◆ INSTRUCTION
Give every line back verbatim, dropping all images.

═════ SOURCE EXCERPT

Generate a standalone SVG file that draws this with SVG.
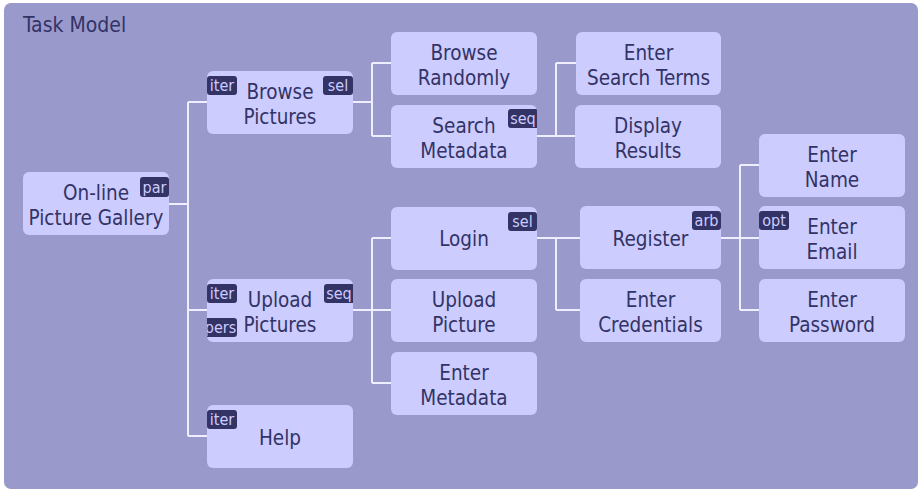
<svg xmlns="http://www.w3.org/2000/svg" width="922" height="490" viewBox="0 0 922 490">
<style>
.bg{fill:#9999cc}
.box{fill:#ccccff}
.lbl{font-family:"DejaVu Sans Condensed","DejaVu Sans",sans-serif;font-stretch:condensed;font-size:20.5px;fill:#333366;text-anchor:middle}
.title{font-family:"DejaVu Sans Condensed","DejaVu Sans",sans-serif;font-stretch:condensed;font-size:21px;fill:#333366}
.bdg{fill:#333366}
.bt{font-family:"DejaVu Sans Condensed","DejaVu Sans",sans-serif;font-stretch:condensed;font-size:16px;fill:#ccccff;text-anchor:middle}
.con{fill:none;stroke:#eeeeff;stroke-width:2}
</style>
<defs>
<clipPath id="clipSearch"><rect x="391" y="105" width="146" height="63" rx="6"/></clipPath>
<clipPath id="clipUpload"><rect x="207" y="279" width="146" height="63" rx="6"/></clipPath>
</defs>
<rect class="bg" x="4" y="3" width="914" height="486" rx="7"/>
<text class="title" x="23" y="32">Task Model</text>
<g id="connectors">
<path class="con" d="M169,204H188M188,102V436M188,102H207M188,310H207M188,436H207"/>
<path class="con" d="M353,102H372M372,63V136M372,63H391M372,136H391"/>
<path class="con" d="M537,136H556M556,63V136M556,63H576M556,136H575"/>
<path class="con" d="M353,310H372M372,238V383M372,238H391M372,310H391M372,383H391"/>
<path class="con" d="M537,238H556M556,238V310M556,238H580M556,310H580"/>
<path class="con" d="M721,238H740M740,165V310M740,165H759M740,238H759M740,310H759"/>
</g>
<g id="node-root">
<rect class="box" x="23" y="172" width="146" height="63" rx="6"/>
<rect class="bdg" x="140" y="177" width="29" height="20" rx="3"/><text class="bt" x="154.5" y="192.5">par</text>
<text class="lbl" x="96" y="199.5">On-line</text><text class="lbl" x="96" y="224.5">Picture Gallery</text>
</g>
<g id="node-browse-pictures">
<rect class="box" x="207" y="71" width="146" height="63" rx="6"/>
<rect class="bdg" x="207" y="76" width="30" height="19" rx="3"/><text class="bt" x="222" y="91">iter</text>
<rect class="bdg" x="323" y="76" width="30" height="19" rx="3"/><text class="bt" x="338" y="91">sel</text>
<text class="lbl" x="280" y="99">Browse</text><text class="lbl" x="280" y="124">Pictures</text>
</g>
<g id="node-browse-randomly">
<rect class="box" x="391" y="32" width="146" height="63" rx="6"/>
<text class="lbl" x="464" y="60">Browse</text><text class="lbl" x="464" y="85">Randomly</text>
</g>
<g id="node-search-metadata">
<rect class="box" x="391" y="105" width="146" height="63" rx="6"/>
<g clip-path="url(#clipSearch)"><rect class="bdg" x="508" y="109" width="34" height="19" rx="3"/><text class="bt" x="523" y="124">seq</text></g>
<text class="lbl" x="464" y="133">Search</text><text class="lbl" x="464" y="158">Metadata</text>
</g>
<g id="node-enter-search-terms">
<rect class="box" x="576" y="32" width="145" height="63" rx="6"/>
<text class="lbl" x="648.5" y="60">Enter</text><text class="lbl" x="648.5" y="85">Search Terms</text>
</g>
<g id="node-display-results">
<rect class="box" x="575" y="105" width="146" height="63" rx="6"/>
<text class="lbl" x="648" y="133">Display</text><text class="lbl" x="648" y="158">Results</text>
</g>
<g id="node-upload-pictures">
<rect class="box" x="207" y="279" width="146" height="63" rx="6"/>
<g clip-path="url(#clipUpload)">
<rect class="bdg" x="207" y="284" width="30" height="19" rx="3"/><text class="bt" x="222" y="299">iter</text>
<rect class="bdg" x="324" y="284" width="34" height="19" rx="3"/><text class="bt" x="339" y="299">seq</text>
<rect class="bdg" x="203" y="318" width="34" height="19" rx="3"/><text class="bt" x="220.5" y="333">pers</text>
</g>
<text class="lbl" x="280" y="307">Upload</text><text class="lbl" x="280" y="332">Pictures</text>
</g>
<g id="node-help">
<rect class="box" x="207" y="405" width="146" height="63" rx="6"/>
<rect class="bdg" x="207" y="410" width="30" height="19" rx="3"/><text class="bt" x="222" y="425">iter</text>
<text class="lbl" x="280" y="445">Help</text>
</g>
<g id="node-login">
<rect class="box" x="391" y="207" width="146" height="63" rx="6"/>
<rect class="bdg" x="508" y="212" width="29" height="19" rx="3"/><text class="bt" x="522.5" y="227">sel</text>
<text class="lbl" x="464" y="246">Login</text>
</g>
<g id="node-upload-picture">
<rect class="box" x="391" y="279" width="146" height="63" rx="6"/>
<text class="lbl" x="464" y="307">Upload</text><text class="lbl" x="464" y="332">Picture</text>
</g>
<g id="node-enter-metadata">
<rect class="box" x="391" y="352" width="146" height="63" rx="6"/>
<text class="lbl" x="464" y="380">Enter</text><text class="lbl" x="464" y="405">Metadata</text>
</g>
<g id="node-register">
<rect class="box" x="580" y="206" width="141" height="63" rx="6"/>
<rect class="bdg" x="692" y="211" width="29" height="19" rx="3"/><text class="bt" x="706.5" y="226">arb</text>
<text class="lbl" x="650.5" y="246">Register</text>
</g>
<g id="node-enter-credentials">
<rect class="box" x="580" y="279" width="141" height="63" rx="6"/>
<text class="lbl" x="650.5" y="307">Enter</text><text class="lbl" x="650.5" y="332">Credentials</text>
</g>
<g id="node-enter-name">
<rect class="box" x="759" y="134" width="146" height="63" rx="6"/>
<text class="lbl" x="832" y="162">Enter</text><text class="lbl" x="832" y="187">Name</text>
</g>
<g id="node-enter-email">
<rect class="box" x="759" y="206" width="146" height="63" rx="6"/>
<rect class="bdg" x="759" y="211" width="30" height="19" rx="3"/><text class="bt" x="774" y="226">opt</text>
<text class="lbl" x="832" y="234">Enter</text><text class="lbl" x="832" y="259">Email</text>
</g>
<g id="node-enter-password">
<rect class="box" x="759" y="279" width="146" height="63" rx="6"/>
<text class="lbl" x="832" y="307">Enter</text><text class="lbl" x="832" y="332">Password</text>
</g>
</svg>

══════════

◆ FULL ANSWER
Generate a standalone SVG file that draws this with SVG.
<svg xmlns="http://www.w3.org/2000/svg" width="922" height="490" viewBox="0 0 922 490">
<style>
.bg{fill:#9999cc}
.box{fill:#ccccff}
.lbl{font-family:"DejaVu Sans Condensed","DejaVu Sans",sans-serif;font-stretch:condensed;font-size:20.5px;fill:#333366;text-anchor:middle}
.title{font-family:"DejaVu Sans Condensed","DejaVu Sans",sans-serif;font-stretch:condensed;font-size:21px;fill:#333366}
.bdg{fill:#333366}
.bt{font-family:"DejaVu Sans Condensed","DejaVu Sans",sans-serif;font-stretch:condensed;font-size:16px;fill:#ccccff;text-anchor:middle}
.con{fill:none;stroke:#eeeeff;stroke-width:2}
</style>
<defs>
<clipPath id="clipSearch"><rect x="391" y="105" width="146" height="63" rx="6"/></clipPath>
<clipPath id="clipUpload"><rect x="207" y="279" width="146" height="63" rx="6"/></clipPath>
</defs>
<rect class="bg" x="4" y="3" width="914" height="486" rx="7"/>
<text class="title" x="23" y="32">Task Model</text>
<g id="connectors">
<path class="con" d="M169,204H188M188,102V436M188,102H207M188,310H207M188,436H207"/>
<path class="con" d="M353,102H372M372,63V136M372,63H391M372,136H391"/>
<path class="con" d="M537,136H556M556,63V136M556,63H576M556,136H575"/>
<path class="con" d="M353,310H372M372,238V383M372,238H391M372,310H391M372,383H391"/>
<path class="con" d="M537,238H556M556,238V310M556,238H580M556,310H580"/>
<path class="con" d="M721,238H740M740,165V310M740,165H759M740,238H759M740,310H759"/>
</g>
<g id="node-root">
<rect class="box" x="23" y="172" width="146" height="63" rx="6"/>
<rect class="bdg" x="140" y="177" width="29" height="20" rx="3"/><text class="bt" x="154.5" y="192.5">par</text>
<text class="lbl" x="96" y="199.5">On-line</text><text class="lbl" x="96" y="224.5">Picture Gallery</text>
</g>
<g id="node-browse-pictures">
<rect class="box" x="207" y="71" width="146" height="63" rx="6"/>
<rect class="bdg" x="207" y="76" width="30" height="19" rx="3"/><text class="bt" x="222" y="91">iter</text>
<rect class="bdg" x="323" y="76" width="30" height="19" rx="3"/><text class="bt" x="338" y="91">sel</text>
<text class="lbl" x="280" y="99">Browse</text><text class="lbl" x="280" y="124">Pictures</text>
</g>
<g id="node-browse-randomly">
<rect class="box" x="391" y="32" width="146" height="63" rx="6"/>
<text class="lbl" x="464" y="60">Browse</text><text class="lbl" x="464" y="85">Randomly</text>
</g>
<g id="node-search-metadata">
<rect class="box" x="391" y="105" width="146" height="63" rx="6"/>
<g clip-path="url(#clipSearch)"><rect class="bdg" x="508" y="109" width="34" height="19" rx="3"/><text class="bt" x="523" y="124">seq</text></g>
<text class="lbl" x="464" y="133">Search</text><text class="lbl" x="464" y="158">Metadata</text>
</g>
<g id="node-enter-search-terms">
<rect class="box" x="576" y="32" width="145" height="63" rx="6"/>
<text class="lbl" x="648.5" y="60">Enter</text><text class="lbl" x="648.5" y="85">Search Terms</text>
</g>
<g id="node-display-results">
<rect class="box" x="575" y="105" width="146" height="63" rx="6"/>
<text class="lbl" x="648" y="133">Display</text><text class="lbl" x="648" y="158">Results</text>
</g>
<g id="node-upload-pictures">
<rect class="box" x="207" y="279" width="146" height="63" rx="6"/>
<g clip-path="url(#clipUpload)">
<rect class="bdg" x="207" y="284" width="30" height="19" rx="3"/><text class="bt" x="222" y="299">iter</text>
<rect class="bdg" x="324" y="284" width="34" height="19" rx="3"/><text class="bt" x="339" y="299">seq</text>
<rect class="bdg" x="203" y="318" width="34" height="19" rx="3"/><text class="bt" x="220.5" y="333">pers</text>
</g>
<text class="lbl" x="280" y="307">Upload</text><text class="lbl" x="280" y="332">Pictures</text>
</g>
<g id="node-help">
<rect class="box" x="207" y="405" width="146" height="63" rx="6"/>
<rect class="bdg" x="207" y="410" width="30" height="19" rx="3"/><text class="bt" x="222" y="425">iter</text>
<text class="lbl" x="280" y="445">Help</text>
</g>
<g id="node-login">
<rect class="box" x="391" y="207" width="146" height="63" rx="6"/>
<rect class="bdg" x="508" y="212" width="29" height="19" rx="3"/><text class="bt" x="522.5" y="227">sel</text>
<text class="lbl" x="464" y="246">Login</text>
</g>
<g id="node-upload-picture">
<rect class="box" x="391" y="279" width="146" height="63" rx="6"/>
<text class="lbl" x="464" y="307">Upload</text><text class="lbl" x="464" y="332">Picture</text>
</g>
<g id="node-enter-metadata">
<rect class="box" x="391" y="352" width="146" height="63" rx="6"/>
<text class="lbl" x="464" y="380">Enter</text><text class="lbl" x="464" y="405">Metadata</text>
</g>
<g id="node-register">
<rect class="box" x="580" y="206" width="141" height="63" rx="6"/>
<rect class="bdg" x="692" y="211" width="29" height="19" rx="3"/><text class="bt" x="706.5" y="226">arb</text>
<text class="lbl" x="650.5" y="246">Register</text>
</g>
<g id="node-enter-credentials">
<rect class="box" x="580" y="279" width="141" height="63" rx="6"/>
<text class="lbl" x="650.5" y="307">Enter</text><text class="lbl" x="650.5" y="332">Credentials</text>
</g>
<g id="node-enter-name">
<rect class="box" x="759" y="134" width="146" height="63" rx="6"/>
<text class="lbl" x="832" y="162">Enter</text><text class="lbl" x="832" y="187">Name</text>
</g>
<g id="node-enter-email">
<rect class="box" x="759" y="206" width="146" height="63" rx="6"/>
<rect class="bdg" x="759" y="211" width="30" height="19" rx="3"/><text class="bt" x="774" y="226">opt</text>
<text class="lbl" x="832" y="234">Enter</text><text class="lbl" x="832" y="259">Email</text>
</g>
<g id="node-enter-password">
<rect class="box" x="759" y="279" width="146" height="63" rx="6"/>
<text class="lbl" x="832" y="307">Enter</text><text class="lbl" x="832" y="332">Password</text>
</g>
</svg>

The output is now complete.